Acta Vet. Brno 2007, 76: 315-320

Quality of Honey Harvested and Processed Using Traditional Methods in Rural Areas of Kenya

E. Muli, A. Munguti, S. K. Raina

International Centre of Insect Physiology and Ecology (ICIPE), Nairobi, KENYA

Received March 3, 2006
Accepted January 4, 2007

The honey consumed in most of Africa is harvested from traditional hives and processed using traditional methods. This work presents the quality characteristics of honey samples (n = 72) processed using traditional methods and on sale in various important beekeeping zones in Kenya: West Pokot, Baringo, Mwingi, Tana, North Kinangop, Mbeere, Nandi Hills, Mida Creek, Kakamega and Taita.

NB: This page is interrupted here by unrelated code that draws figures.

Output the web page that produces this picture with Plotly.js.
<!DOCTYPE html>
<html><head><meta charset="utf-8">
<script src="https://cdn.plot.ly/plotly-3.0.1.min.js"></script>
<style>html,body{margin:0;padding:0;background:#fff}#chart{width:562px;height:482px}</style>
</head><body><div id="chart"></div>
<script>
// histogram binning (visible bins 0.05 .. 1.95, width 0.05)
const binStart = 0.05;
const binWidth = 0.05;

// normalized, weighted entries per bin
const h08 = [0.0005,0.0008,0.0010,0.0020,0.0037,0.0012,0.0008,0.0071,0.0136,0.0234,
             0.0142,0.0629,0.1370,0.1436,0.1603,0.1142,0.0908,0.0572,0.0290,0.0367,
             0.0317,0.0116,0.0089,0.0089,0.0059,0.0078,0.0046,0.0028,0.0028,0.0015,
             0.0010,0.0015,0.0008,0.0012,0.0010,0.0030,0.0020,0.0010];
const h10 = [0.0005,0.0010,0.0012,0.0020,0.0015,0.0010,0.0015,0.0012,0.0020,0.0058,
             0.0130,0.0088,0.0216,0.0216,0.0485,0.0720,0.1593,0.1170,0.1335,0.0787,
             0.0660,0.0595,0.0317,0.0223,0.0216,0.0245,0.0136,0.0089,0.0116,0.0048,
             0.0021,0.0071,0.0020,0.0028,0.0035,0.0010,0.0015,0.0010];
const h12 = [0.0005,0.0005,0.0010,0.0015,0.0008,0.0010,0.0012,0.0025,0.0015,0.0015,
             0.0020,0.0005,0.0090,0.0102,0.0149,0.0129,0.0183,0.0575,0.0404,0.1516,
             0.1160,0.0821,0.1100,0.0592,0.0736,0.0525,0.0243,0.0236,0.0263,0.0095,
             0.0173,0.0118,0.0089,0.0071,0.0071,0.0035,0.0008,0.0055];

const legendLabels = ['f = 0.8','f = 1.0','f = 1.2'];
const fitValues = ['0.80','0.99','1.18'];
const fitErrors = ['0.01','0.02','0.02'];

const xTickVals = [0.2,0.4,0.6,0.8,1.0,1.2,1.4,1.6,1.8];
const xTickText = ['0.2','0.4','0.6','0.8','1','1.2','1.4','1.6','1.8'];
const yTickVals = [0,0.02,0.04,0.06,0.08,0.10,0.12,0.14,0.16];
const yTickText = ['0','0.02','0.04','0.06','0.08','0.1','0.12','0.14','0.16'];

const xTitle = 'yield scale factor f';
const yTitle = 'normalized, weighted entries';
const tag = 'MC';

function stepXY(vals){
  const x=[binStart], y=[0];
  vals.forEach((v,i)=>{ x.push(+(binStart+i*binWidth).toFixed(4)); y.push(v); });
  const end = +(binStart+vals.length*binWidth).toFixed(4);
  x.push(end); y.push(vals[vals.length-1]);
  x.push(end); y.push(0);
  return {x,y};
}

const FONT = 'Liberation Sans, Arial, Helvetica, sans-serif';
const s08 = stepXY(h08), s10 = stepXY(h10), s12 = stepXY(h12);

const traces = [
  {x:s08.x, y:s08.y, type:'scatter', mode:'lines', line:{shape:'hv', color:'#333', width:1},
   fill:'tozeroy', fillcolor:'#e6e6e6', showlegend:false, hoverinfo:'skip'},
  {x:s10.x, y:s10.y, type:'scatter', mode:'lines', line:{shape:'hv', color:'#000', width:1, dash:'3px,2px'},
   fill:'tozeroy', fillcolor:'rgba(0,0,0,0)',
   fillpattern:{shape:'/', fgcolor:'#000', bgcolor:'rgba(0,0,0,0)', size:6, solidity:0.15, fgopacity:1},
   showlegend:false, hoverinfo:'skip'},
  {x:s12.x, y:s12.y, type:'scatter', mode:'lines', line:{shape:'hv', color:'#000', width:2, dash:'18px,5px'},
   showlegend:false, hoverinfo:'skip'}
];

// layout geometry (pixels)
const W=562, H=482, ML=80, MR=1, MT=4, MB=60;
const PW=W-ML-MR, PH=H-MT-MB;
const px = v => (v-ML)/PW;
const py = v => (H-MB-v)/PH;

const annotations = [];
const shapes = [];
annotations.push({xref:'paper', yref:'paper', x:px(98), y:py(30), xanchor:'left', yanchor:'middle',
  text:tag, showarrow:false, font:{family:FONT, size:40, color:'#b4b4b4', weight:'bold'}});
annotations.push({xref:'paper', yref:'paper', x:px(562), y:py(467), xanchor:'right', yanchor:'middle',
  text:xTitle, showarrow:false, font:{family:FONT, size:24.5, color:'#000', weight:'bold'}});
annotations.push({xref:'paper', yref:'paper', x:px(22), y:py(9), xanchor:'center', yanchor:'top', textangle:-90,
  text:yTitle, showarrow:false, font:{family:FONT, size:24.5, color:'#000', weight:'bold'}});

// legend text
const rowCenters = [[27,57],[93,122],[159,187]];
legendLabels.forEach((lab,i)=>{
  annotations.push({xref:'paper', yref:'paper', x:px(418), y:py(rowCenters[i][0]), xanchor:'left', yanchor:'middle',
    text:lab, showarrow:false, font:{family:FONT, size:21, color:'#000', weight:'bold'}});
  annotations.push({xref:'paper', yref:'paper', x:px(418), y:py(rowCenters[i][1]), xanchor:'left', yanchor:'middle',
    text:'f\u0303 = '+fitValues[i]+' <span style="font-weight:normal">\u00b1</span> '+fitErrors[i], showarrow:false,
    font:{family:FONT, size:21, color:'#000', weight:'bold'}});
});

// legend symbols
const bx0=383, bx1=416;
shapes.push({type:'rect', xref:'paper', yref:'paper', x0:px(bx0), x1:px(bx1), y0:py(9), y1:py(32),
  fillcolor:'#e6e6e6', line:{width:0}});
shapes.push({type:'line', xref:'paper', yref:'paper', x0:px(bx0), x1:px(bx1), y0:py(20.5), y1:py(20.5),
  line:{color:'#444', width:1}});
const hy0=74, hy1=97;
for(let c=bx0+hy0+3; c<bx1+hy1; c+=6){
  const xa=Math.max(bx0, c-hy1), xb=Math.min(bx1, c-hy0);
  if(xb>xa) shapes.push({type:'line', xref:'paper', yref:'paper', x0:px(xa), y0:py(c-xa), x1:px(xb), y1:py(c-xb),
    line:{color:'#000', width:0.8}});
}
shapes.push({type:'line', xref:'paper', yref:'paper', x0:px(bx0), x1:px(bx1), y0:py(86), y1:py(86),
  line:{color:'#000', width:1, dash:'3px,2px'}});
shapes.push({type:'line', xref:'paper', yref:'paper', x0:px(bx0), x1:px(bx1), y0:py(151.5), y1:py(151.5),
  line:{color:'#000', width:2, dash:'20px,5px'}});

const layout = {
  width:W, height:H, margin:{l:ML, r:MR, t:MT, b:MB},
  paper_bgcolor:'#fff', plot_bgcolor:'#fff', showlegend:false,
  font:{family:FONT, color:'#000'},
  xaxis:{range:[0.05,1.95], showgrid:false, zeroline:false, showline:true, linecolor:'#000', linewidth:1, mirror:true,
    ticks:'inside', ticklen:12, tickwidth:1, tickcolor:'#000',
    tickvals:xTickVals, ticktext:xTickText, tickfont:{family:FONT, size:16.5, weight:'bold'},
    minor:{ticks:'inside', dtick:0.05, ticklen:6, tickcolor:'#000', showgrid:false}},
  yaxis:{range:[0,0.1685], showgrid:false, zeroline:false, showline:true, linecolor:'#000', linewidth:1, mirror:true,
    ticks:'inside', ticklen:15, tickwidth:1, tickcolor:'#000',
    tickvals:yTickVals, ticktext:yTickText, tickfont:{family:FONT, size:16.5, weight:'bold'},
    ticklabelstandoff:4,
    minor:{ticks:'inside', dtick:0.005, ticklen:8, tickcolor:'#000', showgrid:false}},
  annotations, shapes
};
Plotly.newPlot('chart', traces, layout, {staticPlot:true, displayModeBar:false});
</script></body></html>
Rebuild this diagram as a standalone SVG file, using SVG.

The quality of the honey was compared to international standards as proposed in the Codex Alimentarius. The quality markers analyzed were moisture, hydromethylfurfural (HMF), sugar content, diastase, proline content, and free acidity. Moisture was determined using a honey refractometer, HMF and Diastase content were determined through spectrophotometry, sugars were determined by High Performance Liquid Chromatography (HPLC), proline was determined through spectrophotometry and free acidity quantified by volumetry - titration technique. Average constituent values were at 16.00 - 21.20% (moisture); 3.70 - 389.36 mg/kg (HMF); 20.83 - 300.6 mg/kg (proline); 8.03 - 56.98 Schade units (diastase); 57.03 - 102.66% (fructose and glucose levels) and 18.00 - 71.85 50 mg/kg (free acidity). Most of the samples had constituent levels within the limits set in the Codex Alimentarius. Traditional honey harvesting and processing methods seem not to have negative effects on the major honey constituents. However, excessive smoking during harvesting had compromised the aroma and flavour of some samples. In an effort to promote beekeeping as an eco-friendly, sustainable alternate source of livelihoods, training in best apiculture practices, improved extension services and establishment of honey marketplaces is being done to improve honey quality in Kenya.